Tuesday, November 29, 2011

Why occupy Sydney?


‘So, you think I am in favour of occupying Wall Street, do you? What makes you think that?’

I knew it was Jim as soon as he spoke, but it took me a moment to work out where his voice was coming from. When Jim wants to have a discussion with you, he seems to appear from nowhere and just start asking questions. I suppose he thinks that gives him some kind of advantage. It doesn’t work! Everyone I know just ignores his opening questions and goes through the usual preliminaries of saying hello and asking after his health while they compose a response.

Jim had obviously read a brief comment on my last post in which I had speculated that he might be in favour of occupying Wall Street, but not Sydney. I reminded Jim about our previous discussions about banking and limited liability. In our previous discussion about banking Jim had suggested that it was a scam for banks to promise to repay deposits on demand even though they knew that they would be unable to meet that promise if all depositors asked for their money at the same time. In our discussion about limited liability, Jim had suggested that it was wrong to allow owners of banks to gamble with borrowed money, secure in the knowledge that if their gambles do not pay off then the most they stand to lose is the value of their shares. I also mentioned that when banks have been declared by governments to be ‘too big to fail’, bankers have a strong incentive to take abnormal risks because they know that they will be bailed out by governments if they make large losses. I ended by telling Jim that I could picture him in Wall Street carrying a placard saying ‘Bankers are Wankers!’.

Jim seemed satisfied with my explanation, but when I had finished he asked: ‘So, doesn’t all that apply to Australia as well as the US? Don’t you think I should be in favour of occupying Sydney, too?’

I tried to explain that prudential regulation seems to have worked reasonably well in Australia, so there doesn’t seem to be much to protest about in terms of the way the financial system is working in this country.

Jim’s response was quite robust and is not quotable verbatim. After deleting expletives I think the message he was giving me was that although I tell people that I am a libertarian, he thinks I am actually a neo-socialist because I am in favour of some prudential regulation of the finance sector. (Jim can call me a neo-socialist if he likes – it makes a change from being called a neo-liberal. My views on banking regulation are actually fairly close to those of Adam Smith, so I am in good company.) Jim ended his outburst by telling me that while I was entitled to my own views, I should refrain from misrepresenting his views.

‘Well, does that means you actually support the Occupy Sydney movement?’, I asked.

Jim didn’t respond for a long time. Eventually, he asked, ‘What are the Occupy Sydney people actually on about?’ I wasn’t sure, but I suggested that the main theme of the Occupy movement all over the world seemed to be the injustice of unequal distribution of wealth and power – particularly the idea that the top 1% of the population in many countries tend to benefit disproportionately from economic growth.

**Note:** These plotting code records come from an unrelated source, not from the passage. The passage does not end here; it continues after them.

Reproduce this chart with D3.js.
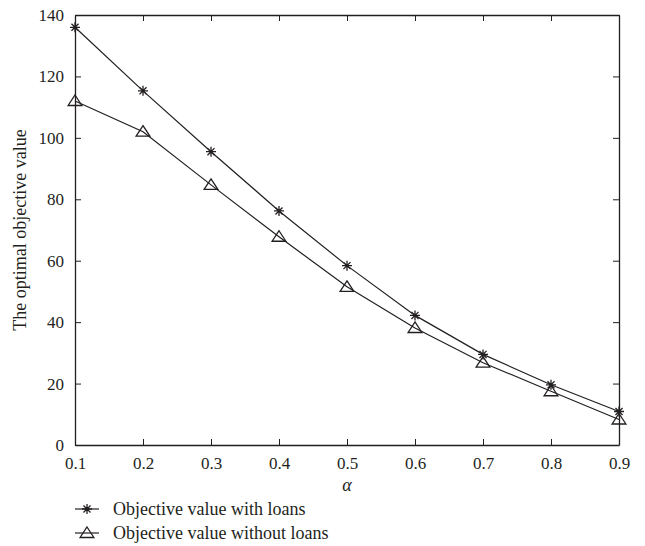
<!DOCTYPE html>
<html>
<head>
<meta charset="utf-8">
<script src="https://cdn.jsdelivr.net/npm/d3@7"></script>
<style>
  body { margin: 0; background: #fff; }
  svg text { font-family: "Liberation Serif", "DejaVu Serif", serif; fill: #231f20; }
</style>
</head>
<body>
<div id="chart"></div>
<script>
// data
var alphas = [0.1, 0.2, 0.3, 0.4, 0.5, 0.6, 0.7, 0.8, 0.9];
var withLoans = [136, 115.3, 95.5, 76.2, 58.4, 42.2, 29.5, 19.6, 10.9];
var withoutLoans = [112, 102, 84.7, 67.8, 51.5, 38.1, 26.8, 17.5, 8.3];
var xTicks = [0.1, 0.2, 0.3, 0.4, 0.5, 0.6, 0.7, 0.8, 0.9];
var yTicks = [0, 20, 40, 60, 80, 100, 120, 140];
var legendLabels = ["Objective value with loans", "Objective value without loans"];

var width = 645, height = 546;
var margin = {top: 15, right: 26, bottom: 101, left: 75};
var ink = "#231f20";

var svg = d3.select("#chart").append("svg")
    .attr("width", width)
    .attr("height", height);

var x = d3.scaleLinear().domain([0.1, 0.9]).range([margin.left, width - margin.right]);
var y = d3.scaleLinear().domain([0, 140]).range([height - margin.bottom, margin.top]);

//axes, ticks pointing inward on all four sides
function styleAxis(g) {
  g.select(".domain").attr("stroke", ink).attr("stroke-width", 1.3);
  g.selectAll(".tick line").attr("stroke", ink).attr("stroke-width", 1);
  g.selectAll(".tick text").style("font-size", "17px").attr("fill", ink);
}

svg.append("g")
    .attr("transform", "translate(0," + y(0) + ")")
    .call(d3.axisBottom(x).tickValues(xTicks).tickSizeInner(-6).tickSizeOuter(0).tickPadding(12).tickFormat(d3.format(".1f")))
    .call(styleAxis);

svg.append("g")
    .attr("transform", "translate(0," + y(140) + ")")
    .call(d3.axisTop(x).tickValues(xTicks).tickSizeInner(-6).tickSizeOuter(0).tickFormat(""))
    .call(styleAxis);

svg.append("g")
    .attr("transform", "translate(" + x(0.1) + ",0)")
    .call(d3.axisLeft(y).tickValues(yTicks).tickSizeInner(-6).tickSizeOuter(0).tickPadding(11))
    .call(styleAxis);

svg.append("g")
    .attr("transform", "translate(" + x(0.9) + ",0)")
    .call(d3.axisRight(y).tickValues(yTicks).tickSizeInner(-6).tickSizeOuter(0).tickFormat(""))
    .call(styleAxis);

//axis titles
svg.append("text")
    .attr("x", (x(0.1) + x(0.9)) / 2)
    .attr("y", 491)
    .attr("text-anchor", "middle")
    .style("font-size", "18px")
    .style("font-style", "italic")
    .text("α");

svg.append("text")
    .attr("transform", "translate(26," + (y(70)) + ") rotate(-90)")
    .attr("text-anchor", "middle")
    .style("font-size", "18px")
    .text("The optimal objective value");

//marker shapes
function starPath(cx, cy, r) {
  var d = r * Math.SQRT1_2;
  return "M" + (cx - r) + "," + cy + "H" + (cx + r) +
         "M" + cx + "," + (cy - r) + "V" + (cy + r) +
         "M" + (cx - d) + "," + (cy - d) + "L" + (cx + d) + "," + (cy + d) +
         "M" + (cx - d) + "," + (cy + d) + "L" + (cx + d) + "," + (cy - d);
}
function triPath(cx, cy, r) {
  return "M" + cx + "," + (cy - r) +
         "L" + (cx + r * 1.15) + "," + (cy + r * 0.75) +
         "L" + (cx - r * 1.15) + "," + (cy + r * 0.75) + "Z";
}

var series = [
  {name: legendLabels[0], values: withLoans, marker: "star"},
  {name: legendLabels[1], values: withoutLoans, marker: "tri"}
];

var line = d3.line()
    .x(function(d, i) { return x(alphas[i]); })
    .y(function(d) { return y(d); });

series.forEach(function(s) {
  svg.append("path")
      .datum(s.values)
      .attr("d", line)
      .attr("fill", "none")
      .attr("stroke", ink)
      .attr("stroke-width", 1.2);

  svg.append("g").selectAll("path")
      .data(s.values)
      .enter().append("path")
      .attr("d", function(d, i) {
        return s.marker == "star" ? starPath(x(alphas[i]), y(d), 5) : triPath(x(alphas[i]), y(d), 6);
      })
      .attr("fill", "none")
      .attr("stroke", ink)
      .attr("stroke-width", 1.3);
});

//legend
var legend = svg.append("g");
series.forEach(function(s, i) {
  var ly = 509 + i * 24;
  legend.append("line")
      .attr("x1", 75).attr("x2", 99)
      .attr("y1", ly).attr("y2", ly)
      .attr("stroke", ink).attr("stroke-width", 1.2);
  legend.append("path")
      .attr("d", s.marker == "star" ? starPath(87, ly, 5) : triPath(87, ly, 6))
      .attr("fill", "none")
      .attr("stroke", ink)
      .attr("stroke-width", 1.3);
  legend.append("text")
      .attr("x", 113)
      .attr("y", ly)
      .attr("dy", "0.35em")
      .style("font-size", "18px")
      .text(s.name);
});
</script>
</body>
</html>
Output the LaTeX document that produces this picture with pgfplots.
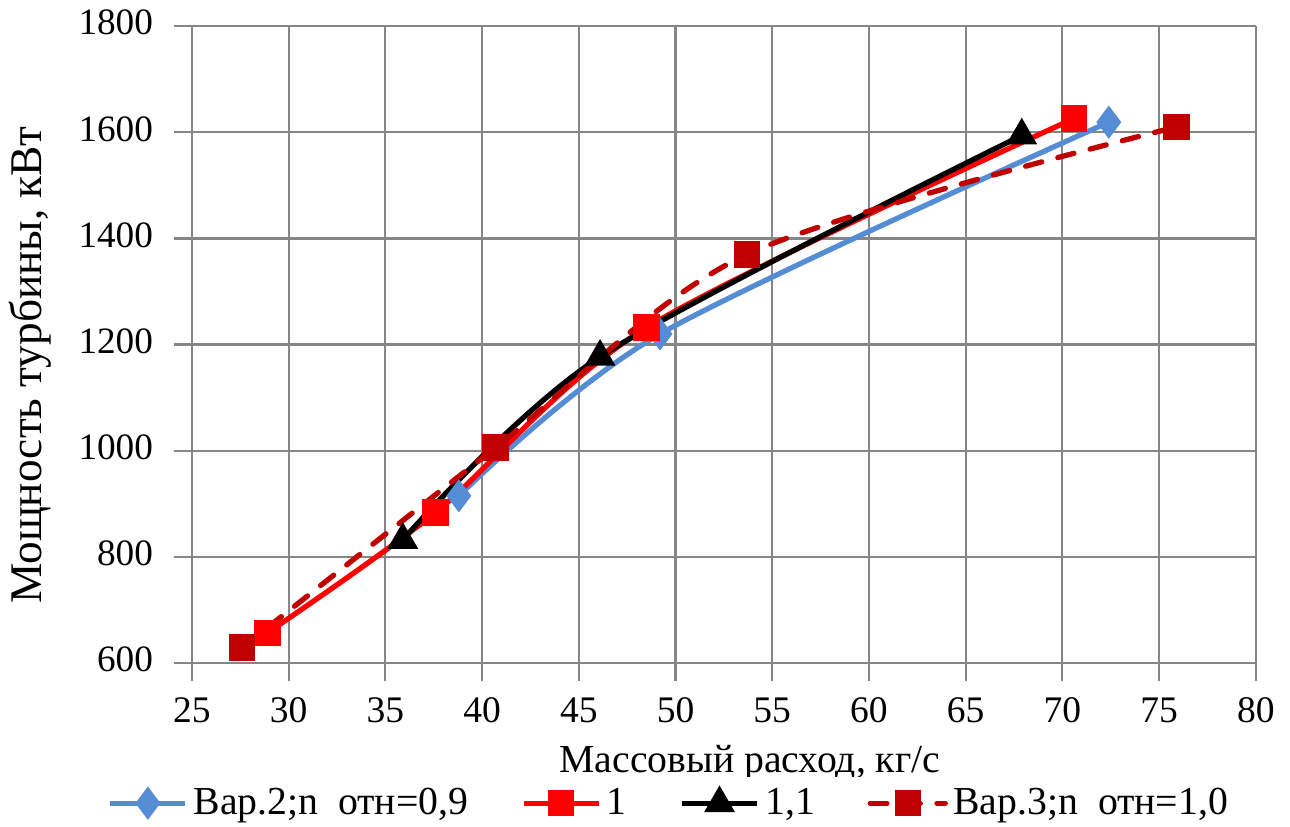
\documentclass[border=0pt]{standalone}
\usepackage{pgfplots}
\pgfplotsset{compat=1.18}
\usepackage{fontspec}
\setmainfont{Liberation Serif}
\definecolor{cblue}{RGB}{84,141,212}
\definecolor{cred}{RGB}{255,0,0}
\definecolor{cdred}{RGB}{192,0,0}
\definecolor{cgrid}{RGB}{134,134,134}
\begin{document}
\begin{tikzpicture}
\begin{axis}[
  scale only axis,
  width=383pt, height=229.3pt,
  xmin=25, xmax=80, ymin=600, ymax=1800,
  xtick={25,30,...,80}, ytick={600,800,...,1800},
  grid=major,
  grid style={cgrid, line width=0.8pt},
  axis line style={cgrid, line width=0.8pt},
  axis x line*=bottom, axis y line*=left,
  tick style={cgrid, line width=0.8pt},
  tick align=outside,
  major tick length=6.5pt,
  /pgf/number format/assume math mode=true,
  /pgf/number format/1000 sep={},
  xticklabel style={font=\fontsize{13.5}{15}\selectfont, yshift=-2.4pt},
  yticklabel style={font=\fontsize{13.4}{15}\selectfont, xshift=-4pt, yshift=1.2pt},
  xlabel={Массовый расход, кг/с},
  ylabel={Мощность турбины, кВт},
  every axis x label/.style={at={(axis description cs:0.5244,-0.157)}, anchor=center, font=\fontsize{14.3}{16}\selectfont},
  every axis y label/.style={at={(axis description cs:-0.1522,0.468)}, anchor=center, rotate=90, font=\fontsize{16.3}{18}\selectfont},
  legend style={
    at={(axis description cs:0.45,-0.22)}, anchor=center,
    legend columns=4, draw=none,
    font=\fontsize{14.3}{16}\selectfont,
    /tikz/every even column/.append style={column sep=17pt},
    nodes={inner sep=2pt},
  },
  legend image code/.code={
    \draw[#1] (0pt,0pt) -- (27pt,0pt);
    \draw[#1, solid] plot coordinates {(13.5pt,0pt)};
  },
]
\addplot[cblue, line width=1.9pt, smooth, mark=diamond*, mark size=4.4pt, mark options={solid}]
  coordinates {(38.8,915) (49.2,1220) (72.4,1619)};
\addlegendentry{Вар.2;n\ \ отн=0,9}
\addplot[cred, line width=1.9pt, smooth, mark=square*, mark size=3.8pt, mark options={solid}]
  coordinates {(28.9,657) (37.6,884) (48.5,1232) (70.6,1626)};
\addlegendentry{1}
\addplot[black, line width=1.9pt, smooth, mark=triangle*, mark size=4.5pt, mark options={solid}]
  coordinates {(35.9,832) (46.1,1177) (67.9,1594)};
\addlegendentry{1,1}
\addplot[cdred, line width=1.9pt, smooth, dash pattern=on 6pt off 6pt, line cap=round, mark=square*, mark size=3.8pt, mark options={solid}]
  coordinates {(27.6,629) (40.7,1006) (53.7,1370) (75.9,1610)};
\addlegendentry{Вар.3;n\ \ отн=1,0}
\end{axis}
\pgfresetboundingbox
\path (current axis.south west) ++(-69.1pt,-59pt) rectangle ++(464.4pt,297.7pt);
\end{tikzpicture}
\end{document}
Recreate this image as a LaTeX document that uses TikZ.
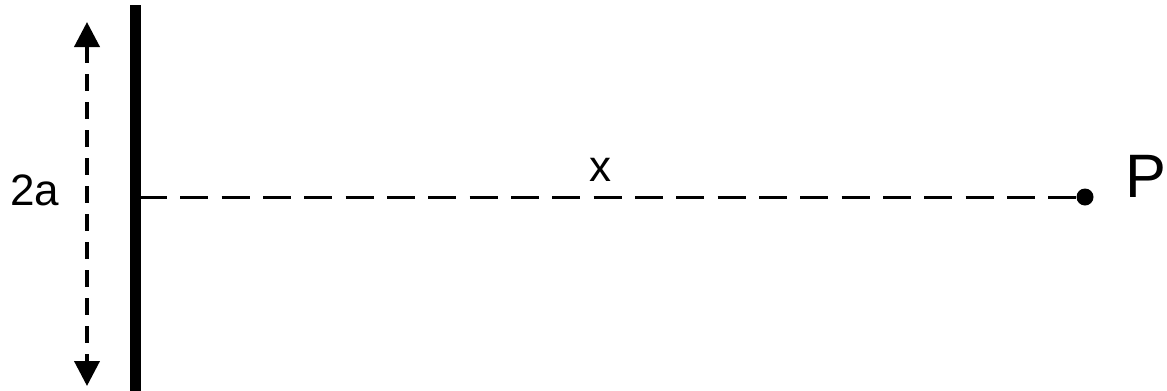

‘And who do you think is responsible for that?’ Jim said. ‘It is the 99% who are responsible for making the 1% wealthy. We make a few film stars fabulously wealthy by going to the movies that they star in. We make a few sporting heroes fabulously wealthy by watching the games they play and buying the products they endorse. The same system applies in the business world. The CEO of a successful company develops a reputation as a star performer just like film stars and sporting heroes. Successful companies are only successful because the 99% buy the goods they produce’.

‘So’, I said, ‘you don’t think there is anything to protest about?’
Jim said, ‘No, that’s not what I mean. The Occupy Movement should be protesting about celebrity culture and the vacuousness of consumerism. They should be poking fun at the idea that a good is worth buying just because it is popular and that entertainment is worth watching just because the performer is a star. They should be asking people whether they actually get pleasure by helping Kim Kardashian to become wealthier’.

I was left wondering why Jim was picking on Kim Kardashian. One possibility that crossed my mind is that she might have green hair. Jim doesn’t like green hair.